Manager Johnson told Boston sportswriter John Drohan in May, “The trouble with Berger is that he’s trying too hard. But he may snap out of it anytime.” Johnson had big expectations for the Indians, but they could muster only an 82-71 third-place finish.

Berger lost his starting job to rookie Roy Hughes after hurting his arm while making a fast underhanded throw. Hughes played 40 games at second. In retrospect, wrote Gordon Cobbledick in the Cleveland Plain Dealer in March 1936, “Much – undoubtedly too much – was expected of Berger in spring training last year. He looked pitifully weak at times, but never allowed his weakness to get him down.”

During the 1935-1936 offseason, Berger spent time at his Rosslyn, Virginia, home resting his injured arms and coaching the Fort Myer Army post basketball team. He was confident going into the 1936 season that he could win back the starting job at second. He had signed a new contract that included a salary increase.
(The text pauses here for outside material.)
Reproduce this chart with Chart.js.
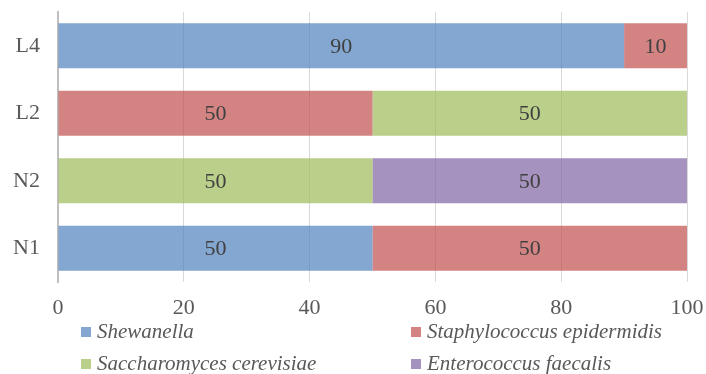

But Hughes was handed the starting job. Berger appeared in only 28 games. He had 52 at-bats and connected for only nine base hits, for a measly .173 batting average.

In the offseason the Indians placed Berger on waivers, and just as the 1937 season began, the Chicago White Sox picked him up. While replacing an injured Tony Piet at third for 40 games, Berger once again failed to impress with his fielding as he committed 10 errors. In 130 at-bats, he hit 5 home runs, drove in 13 runs, and batted .238 with a .322 on-base percentage.

At the start of the 1938 season, Berger got his chance to prove himself with the White Sox after starting shortstop Luke Appling was injured. Berger accumulated the most plate appearances in his career that season with 470 at-bats and 43 walks while filling in mostly at second base and shortstop. But he hit only .217 and made 21 errors in 67 games at shortstop and 15 errors in 42 games at second base. He hit three home runs and had 36 RBIs.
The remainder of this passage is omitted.